The stock market has exited the “sell the rip” regime in favor of “buying the dip,” according to Fundstrat’s Tom Lee.
That sets the S&P 500 up for a potential breakout above its 4,200 resistance level as investors worry about the debt ceiling.
“This is creating a positive feedback loop, in the sense that capital invested on dips will recover losses quickly,” Lee said.
Lee and his team of analysts identified the “sell the rip” regime as a period when stocks fall 2% in a week and fall further over the next 20 days.

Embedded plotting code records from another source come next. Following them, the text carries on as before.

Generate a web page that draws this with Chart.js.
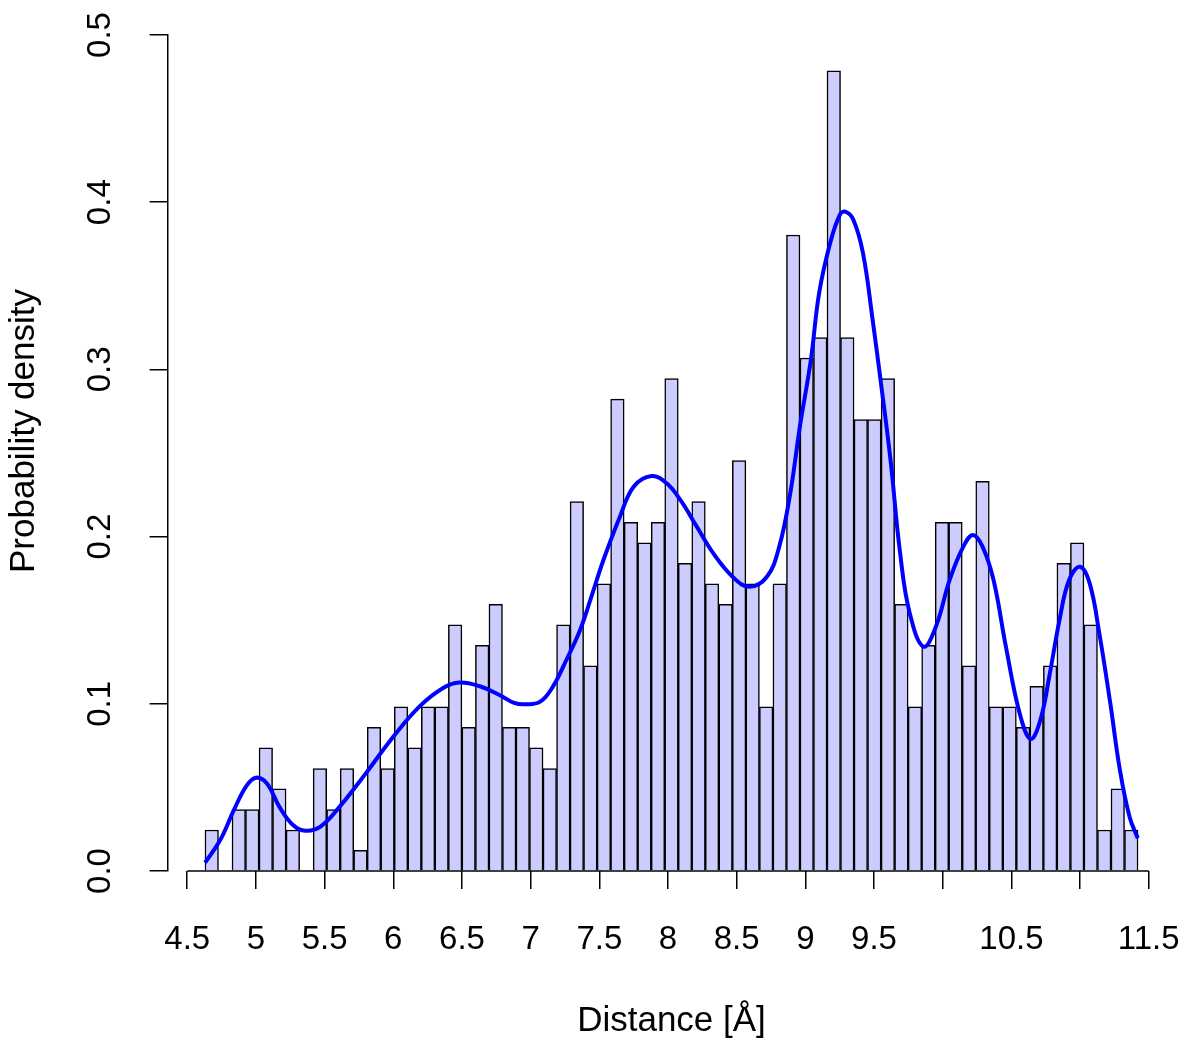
<!DOCTYPE html>
<html>
<head>
<meta charset="utf-8">
<script src="https://cdn.jsdelivr.net/npm/chart.js@4.4.1/dist/chart.umd.min.js"></script>
<style>
  html, body { margin: 0; padding: 0; background: #fff; }
</style>
</head>
<body>
<canvas id="myChart" width="1200" height="1053"></canvas>
<script>
// histogram bins (left edge of first bin + bin width) and densities
const binStart = 4.629
const binWidth = 0.09845
const density = [
  0.0245, 0, 0.0368, 0.0368, 0.0736, 0.0491, 0.0245, 0, 0.0613, 0.0368,
  0.0613, 0.0123, 0.0859, 0.0613, 0.0982, 0.0736, 0.0982, 0.0982, 0.1472, 0.0859,
  0.1350, 0.1595, 0.0859, 0.0859, 0.0736, 0.0613, 0.1472, 0.2209, 0.1227, 0.1718,
  0.2822, 0.2086, 0.1963, 0.2086, 0.2945, 0.1840, 0.2209, 0.1718, 0.1595, 0.2454,
  0.1718, 0.0982, 0.1718, 0.3804, 0.3068, 0.3190, 0.4786, 0.3190, 0.2700, 0.2700,
  0.2945, 0.1595, 0.0982, 0.1350, 0.2086, 0.2086, 0.1227, 0.2331, 0.0982, 0.0982,
  0.0859, 0.1104, 0.1227, 0.1840, 0.1963, 0.1472, 0.0245, 0.0491, 0.0245
]

// smoothed density curve
const kdeX = [
  4.63, 4.74, 4.84, 4.93, 5.00, 5.08, 5.17, 5.27, 5.36, 5.47,
  5.61, 5.80, 6.00, 6.19, 6.36, 6.48, 6.63, 6.78, 6.88, 6.96,
  7.07, 7.16, 7.26, 7.36, 7.45, 7.53, 7.65, 7.75, 7.88, 7.99,
  8.09, 8.21, 8.33, 8.47, 8.59, 8.72, 8.81, 8.89, 8.96, 9.04,
  9.10, 9.18, 9.25, 9.29, 9.35, 9.42, 9.49, 9.55, 9.62, 9.69,
  9.76, 9.86, 9.95, 10.05, 10.15, 10.22, 10.29, 10.37, 10.46, 10.56,
  10.64, 10.71, 10.78, 10.85, 10.92, 11.00, 11.07, 11.14, 11.22, 11.29,
  11.36, 11.42
]
const kdeY = [
  0.005, 0.0185, 0.0365, 0.0508, 0.0558, 0.0524, 0.0385, 0.0275, 0.0241, 0.0265,
  0.0385, 0.0584, 0.0803, 0.0983, 0.1093, 0.1127, 0.1105, 0.1050, 0.1005, 0.0997,
  0.1013, 0.110, 0.1262, 0.1441, 0.166, 0.186, 0.2119, 0.2298, 0.2362, 0.2319,
  0.2219, 0.2059, 0.190, 0.176, 0.170, 0.176, 0.194, 0.2259, 0.2657, 0.3056,
  0.3455, 0.3754, 0.3923, 0.3943, 0.3894, 0.3694, 0.3295, 0.292, 0.2458, 0.190,
  0.1541, 0.1342, 0.1461, 0.174, 0.194, 0.201, 0.194, 0.174, 0.1342, 0.0943,
  0.079, 0.090, 0.1182, 0.1501, 0.174, 0.182, 0.172, 0.1422, 0.1003, 0.0604,
  0.0325, 0.0196
]

const xTicks = [4.5, 5, 5.5, 6, 6.5, 7, 7.5, 8, 8.5, 9, 9.5, 10, 10.5, 11, 11.5]
const xTickLabels = ['4.5', '5', '5.5', '6', '6.5', '7', '7.5', '8', '8.5', '9', '9.5', '', '10.5', '', '11.5']
const yTicks = [0, 0.1, 0.2, 0.3, 0.4, 0.5]
const yTickLabels = ['0.0', '0.1', '0.2', '0.3', '0.4', '0.5']
const xMin = 4.357
const xMax = 11.694
const yTitle = 'Probability density'

const family = "'Liberation Sans', Arial, sans-serif"
const tickFont = { family: family, size: 33 }
const titleFont = { family: family, size: 35 }

// keep the plot region exactly where the layout padding puts it
function noScalePadding(scale) {
    scale.paddingTop = 0
    scale.paddingBottom = 0
    scale.paddingLeft = 0
    scale.paddingRight = 0
}

// R style x axis line (first to last tick) and y axis label
const rAxes = {
    id: 'rAxes',
    afterDraw(chart) {
        const x = chart.scales.x
        const area = chart.chartArea
        const ctx = chart.ctx
        ctx.save()
        ctx.strokeStyle = '#000'
        ctx.lineWidth = 1.5
        ctx.beginPath()
        ctx.moveTo(x.getPixelForValue(xTicks[0]), area.bottom)
        ctx.lineTo(x.getPixelForValue(xTicks[xTicks.length - 1]), area.bottom)
        ctx.stroke()

        ctx.translate(24, (area.top + area.bottom) / 2 - 22)
        ctx.rotate(-Math.PI / 2)
        ctx.fillStyle = '#000'
        ctx.font = titleFont.size + 'px ' + family
        ctx.textAlign = 'center'
        ctx.textBaseline = 'middle'
        ctx.fillText(yTitle, 0, 0)
        ctx.restore()
    }
}

let ctx = document.getElementById('myChart').getContext('2d')
let myChart = new Chart(ctx, {
    type: 'bar',
    data: {
        datasets: [{
            type: 'line',
            data: kdeX.map((x, i) => ({ x: x, y: kdeY[i] })),
            borderColor: '#0000ff',
            borderWidth: 4,
            pointRadius: 0,
            tension: 0.4,
            fill: false,
            order: 0
        }, {
            type: 'bar',
            data: density.map((d, i) => ({ x: binStart + binWidth * (i + 0.5), y: d })),
            backgroundColor: '#ccccff',
            borderColor: '#000',
            borderWidth: 1.5,
            borderSkipped: 'start',
            barPercentage: 1,
            categoryPercentage: 1,
            order: 1
        }]
    },
    options: {
        responsive: false,
        animation: false,
        layout: { padding: { left: 0, right: 24.6, top: 35, bottom: 0 } },
        plugins: {
            legend: { display: false },
            tooltip: { enabled: false }
        },
        scales: {
            x: {
                type: 'linear',
                min: xMin,
                max: xMax,
                offset: false,
                afterBuildTicks: (scale) => { scale.ticks = xTicks.map(v => ({ value: v })) },
                afterFit: (scale) => { scale.height = 182; noScalePadding(scale) },
                grid: { drawOnChartArea: false, drawTicks: true, tickLength: 18, color: '#000', lineWidth: 1.5, offset: false },
                border: { display: false },
                ticks: {
                    color: '#000',
                    font: tickFont,
                    padding: 31,
                    maxRotation: 0,
                    autoSkip: false,
                    callback: (v, i) => xTickLabels[i]
                },
                title: {
                    display: true,
                    text: 'Distance [Å]',
                    color: '#000',
                    font: titleFont,
                    padding: { top: 0, bottom: 11 }
                }
            },
            y: {
                min: 0,
                max: 0.5,
                afterBuildTicks: (scale) => { scale.ticks = yTicks.map(v => ({ value: v })) },
                afterFit: (scale) => { scale.width = 167.6; noScalePadding(scale) },
                grid: { drawOnChartArea: false, drawTicks: true, tickLength: 18, color: '#000', lineWidth: 1.5 },
                border: { display: true, color: '#000', width: 1.5 },
                ticks: {
                    color: '#000',
                    font: tickFont,
                    padding: 25.6,
                    minRotation: 90,
                    maxRotation: 90,
                    crossAlign: 'center',
                    autoSkip: false,
                    callback: (v, i) => yTickLabels[i]
                }
            }
        }
    },
    plugins: [rAxes]
})
</script>
</body>
</html>
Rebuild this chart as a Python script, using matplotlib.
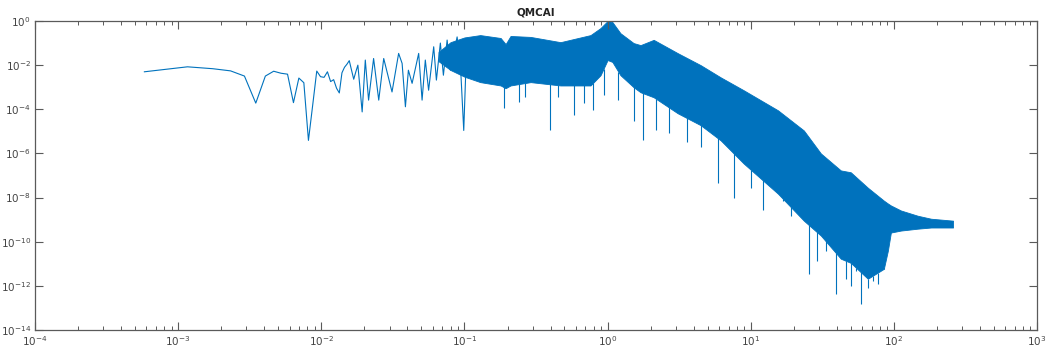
import matplotlib
matplotlib.use('Agg')
import matplotlib.pyplot as plt
import numpy as np

# lowest bins of the spectrum (bin spacing read from the first points)
df = 5.81e-4
low_bins = np.arange(1, 32)
low_vals = [5.0e-3, 8.4e-3, 6.9e-3, 5.5e-3, 3.2e-3, 1.9e-4, 3.2e-3, 5.3e-3,
            4.3e-3, 3.9e-3, 2.0e-4, 2.6e-3, 1.6e-3, 3.9e-6, 1.6e-4, 5.4e-3,
            3.0e-3, 2.8e-3, 5.0e-3, 1.8e-3, 2.2e-3, 9.0e-4, 5.5e-4, 4.5e-3,
            8.0e-3, 1.1e-2, 1.6e-2, 5.9e-3, 2.3e-3, 5.0e-3, 1.0e-2]

# next stretch, still readable as a single line
mid_f = [0.0193, 0.0203, 0.0214, 0.0232, 0.0252, 0.0273, 0.0312, 0.0347,
         0.0367, 0.0387, 0.0406, 0.0431, 0.0479, 0.0506, 0.0533, 0.0562,
         0.061, 0.0637, 0.0679, 0.0713, 0.0757, 0.0798, 0.0889, 0.0938,
         0.0989, 0.104]
mid_vals = [7.6e-5, 1.7e-2, 2.6e-4, 2.0e-2, 2.6e-4, 2.0e-2, 6.1e-4, 3.4e-2,
            1.2e-2, 1.3e-4, 5.9e-3, 1.5e-3, 3.4e-2, 2.6e-4, 1.7e-2, 7.3e-4,
            6.8e-2, 2.1e-3, 0.1, 3.5e-3, 0.137, 5.9e-3, 0.19, 1.0e-2,
            1.1e-5, 0.137]

# dense part: upper edge and lower edge of the solid band
band_f = [0.066, 0.08, 0.1, 0.129, 0.179, 0.194, 0.21, 0.29, 0.469, 0.76,
          0.893, 1.0, 1.08, 1.23, 1.52, 1.70, 2.10, 3.09, 4.47, 6.17, 8.93,
          15.5, 23.5, 30.9, 42.6, 50.0, 65.8, 85.1, 90.8, 95.3, 112, 147,
          182, 259]
band_hi = [4.0e-2, 0.11, 0.18, 0.23, 0.17, 9.0e-2, 0.21, 0.19, 0.11, 0.23,
           0.48, 1.0, 0.9, 0.28, 0.1, 8.1e-2, 0.14, 3.5e-2, 1e-2, 2.8e-3,
           7.3e-4, 9e-5, 1.1e-5, 1e-6, 1.7e-7, 1.4e-7, 2.8e-8, 7.3e-9,
           5.4e-9, 4.4e-9, 2.6e-9, 1.5e-9, 1.1e-9, 9e-10]
band_lo = [1.5e-2, 6.0e-3, 3.0e-3, 1.7e-3, 1.2e-3, 9e-4, 1.2e-3, 1.7e-3,
           1.2e-3, 1.2e-3, 3.5e-3, 1.7e-2, 1.4e-2, 3.5e-3, 1e-3, 5.9e-4,
           3.5e-4, 6.6e-5, 1.9e-5, 3.9e-6, 3.5e-7, 1.5e-8, 9e-10, 1.9e-10,
           1.7e-11, 1.1e-11, 2.1e-12, 5.9e-12, 3.9e-11, 2.6e-10, 3.2e-10,
           3.9e-10, 4.4e-10, 4.4e-10]

# deep single dips below the band
dip_f = [0.188, 0.239, 0.267, 0.399, 0.454, 0.587, 0.679, 0.785, 0.938, 1.19,
         1.52, 1.76, 2.17, 2.67, 3.57, 4.47, 5.87, 7.60, 10.0, 12.1, 16.7,
         19.1, 25.5, 29.0, 33.4, 39.3, 46.1, 50.0, 54.2, 58.7, 65.8, 71.3,
         77.3, 85.1]
dip_vals = [1.1e-4, 2.1e-4, 3.5e-4, 1.1e-5, 3.5e-4, 5.4e-5, 1.9e-4, 9e-5,
            4.4e-4, 2.6e-4, 2.8e-5, 3.9e-6, 1.1e-5, 8.1e-6, 3.2e-6, 1.9e-6,
            4.4e-8, 1e-8, 2.8e-8, 2.6e-9, 7.3e-9, 1.5e-9, 3.5e-12, 1.4e-11,
            3.9e-11, 4.4e-13, 2.1e-12, 1e-12, 4.8e-12, 1.5e-13, 8.1e-13,
            1.7e-12, 1.2e-12, 6.6e-12]

blue = '#0072BD'
grey = '#5a5a5a'

fig = plt.figure(figsize=(10.47, 3.51), dpi=100)
ax = fig.add_axes([35/1047, 21/351, 1002/1047, 309/351])

line_f = np.concatenate([low_bins*df, mid_f])
line_v = np.concatenate([low_vals, mid_vals])
ax.plot(line_f, line_v, color=blue, lw=0.8)

ax.fill_between(band_f, band_lo, band_hi, color=blue, lw=0.6, edgecolor=blue)

# dips start from the lower band edge
lo_at = 10**np.interp(np.log10(dip_f), np.log10(band_f), np.log10(band_lo))
ax.vlines(dip_f, dip_vals, lo_at, color=blue, lw=0.8)

ax.set_xscale('log')
ax.set_yscale('log')
ax.set_xlim(1e-4, 1e3)
ax.set_ylim(1e-14, 1e0)

xt = [10.0**e for e in range(-4, 4)]
ax.set_xticks(xt)
ax.set_xticklabels(['$10^{%d}$' % e for e in range(-4, 4)])
yt = [10.0**e for e in range(-14, 1, 2)]
ax.set_yticks(yt)
ax.set_yticklabels(['$10^{%d}$' % e for e in range(-14, 1, 2)])
ax.yaxis.set_minor_locator(matplotlib.ticker.NullLocator())
ax.xaxis.set_minor_locator(matplotlib.ticker.LogLocator(base=10, subs=np.arange(2, 10), numticks=20))

ax.tick_params(which='both', direction='in', top=True, right=True,
               color=grey, labelcolor='#444444', labelsize=7.5)
ax.tick_params(which='major', length=5.5, width=0.8, pad=3)
ax.tick_params(which='minor', length=3.2, width=0.7)
for s in ax.spines.values():
    s.set_color(grey)
    s.set_linewidth(0.9)

ax.set_title('QMCAI', fontsize=7.5, fontweight='bold', pad=4, color='#222222')

fig.savefig('out.png', dpi=100)
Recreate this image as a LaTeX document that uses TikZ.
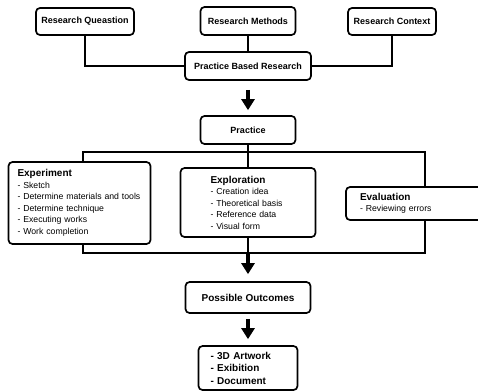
\documentclass[tikz,border=0pt]{standalone}
\usepackage{fontspec}
\setmainfont{Liberation Sans}
\usetikzlibrary{arrows.meta}
\tikzset{
  x=1pt, y=-1pt,
  box/.style={draw=black, line width=1.7pt, rounded corners=4pt, fill=white, align=center, inner sep=2pt},
  smallbox/.style={box, font=\fontsize{9}{11}\selectfont\bfseries},
  listbox/.style={box, align=left, font=\fontsize{8.7}{11.5}\selectfont},
  conn/.style={draw=black, line width=1.1pt},
  bigarrow/.style={draw=black, line width=4.5pt, -{Triangle[width=13pt,length=11pt]}}
}
\newcommand{\hd}[1]{{\fontsize{10}{12}\selectfont\bfseries #1}}
\begin{document}
\begin{tikzpicture}
\clip (0,0) rectangle (478,391);
\fill[white] (0,0) rectangle (478,391);
% bus coordinates
\coordinate (tl) at (83,152);
\coordinate (tr) at (425,152);
\coordinate (bl) at (83,253);
\coordinate (br) at (425,253);
% top row
\node[smallbox, minimum width=98pt, minimum height=27pt] (rq) at (85,21.5) {Research Queastion};
\node[smallbox, minimum width=95pt, minimum height=28pt] (rm) at (248,21) {Research Methods};
\node[smallbox, minimum width=88pt, minimum height=27pt] (rc) at (392,21.5) {Research Context};
\node[smallbox, minimum width=126pt, minimum height=28pt] (pbr) at (248,66) {Practice Based Research};
\node[smallbox, minimum width=95pt, minimum height=28pt] (prac) at (248,130) {Practice};
% middle row
\node[listbox, minimum width=141pt, minimum height=82pt, text width=124pt, inner xsep=9pt] (exper) at (79.5,203)
  {\hd{Experiment}\\- Sketch\\- Determine materials and tools\\- Determine technique\\- Executing works\\- Work completion};
\node[listbox, minimum width=135pt, minimum height=69pt, text width=75pt, inner xsep=30pt] (expl) at (248,202.5)
  {\hd{Exploration}\\- Creation idea\\- Theoretical basis\\- Reference data\\- Visual form};
\node[listbox, minimum width=139pt, minimum height=33pt, text width=111pt, inner xsep=14pt] (evalu) at (415.5,203.5)
  {\hd{Evaluation}\\- Reviewing errors};
% bottom
\node[box, font=\fontsize{10}{12}\selectfont\bfseries, minimum width=125pt, minimum height=31pt] (po) at (248,297.5) {Possible Outcomes};
\node[box, align=left, font=\fontsize{10}{12.5}\selectfont\bfseries, minimum width=99pt, minimum height=44pt, text width=75pt, inner xsep=12pt] (out) at (248,368)
  {- 3D Artwork\\- Exibition\\- Document};
% connectors top
\draw[conn] (rq.south) |- (pbr.west);
\draw[conn] (rm.south) -- (pbr.north);
\draw[conn] (rc.south) |- (pbr.east);
\draw[bigarrow, shorten <=9pt, shorten >=5pt] (pbr.south) -- (prac.north);
% middle buses
\draw[conn] (prac.south) -- (expl.north);
\draw[conn] (tl |- exper.north) -- (tl) -- (tr) -- (tr |- evalu.north);
\draw[conn] (bl |- exper.south) -- (bl) -- (br) -- (br |- evalu.south);
\coordinate (j) at (expl.south |- bl);
\draw[conn] (expl.south) -- (j);
\draw[bigarrow, shorten >=7pt] (j) -- (po.north);
\draw[bigarrow, shorten <=5pt, shorten >=6pt] (po.south) -- (out.north);
\end{tikzpicture}
\end{document}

On the flip side, a “buy the dip” regime is identified as when stocks fall 2% in a week but recover the entire loss within 20 days.
Since 1928, it has paid to be invested in stocks during a “buy the dip” regime, which has occurred 60 times to deliver an average annualized gain of 28%. That pales in comparison to a “sell the rip” regime, which since 1928 occurred 30 times with an average annualized loss of 25%.
Luckily for investors, “buy the dip” returned to the stock market on March 23, according to Fundstrat, and that sets stocks up well for further gains.
“This is creating a positive feedback loop, in the sense that capital invested on dips will recover losses quickly. This was hardly the case in 2022, where for a 9-month period, every single dip of 2% was followed by an additional bout of selling,” Lee explained.
The return of “buy the dip” adds to Lee’s confidence that the S&P 500 will rise above its closely watched resistance level of 4,200.
“Still expecting an upside resolution towards S&P 500 4,200-plus,” Lee said, adding that the risk of the debt ceiling is binary in nature. “A binary event is weighing on market risk-appetite at a time when there is little incoming macro data. Thus, markets are stuck in the near-term. That said, we see the rational for being overweight [stocks].”
Lee highlighted that the mega-cap tech stocks have positive leverage to the growing artificial intelligence opportunity, that regional banks are poised for a tactical rally, and that the S&P 500 sports a reasonable valuation when you exclude mega-cap tech stocks.
“We simply do not see equities as that expensive, especially with Fed on a ‘pause.’ Ex-FAANG, the forward P/E is 14.8x and the most expensive stocks are staples (~20x) and utilities (17x),” Lee said.
Lee reiterated his S&P 500 year-end price target of 4,750, which represents potential upside of about 14% from current levels.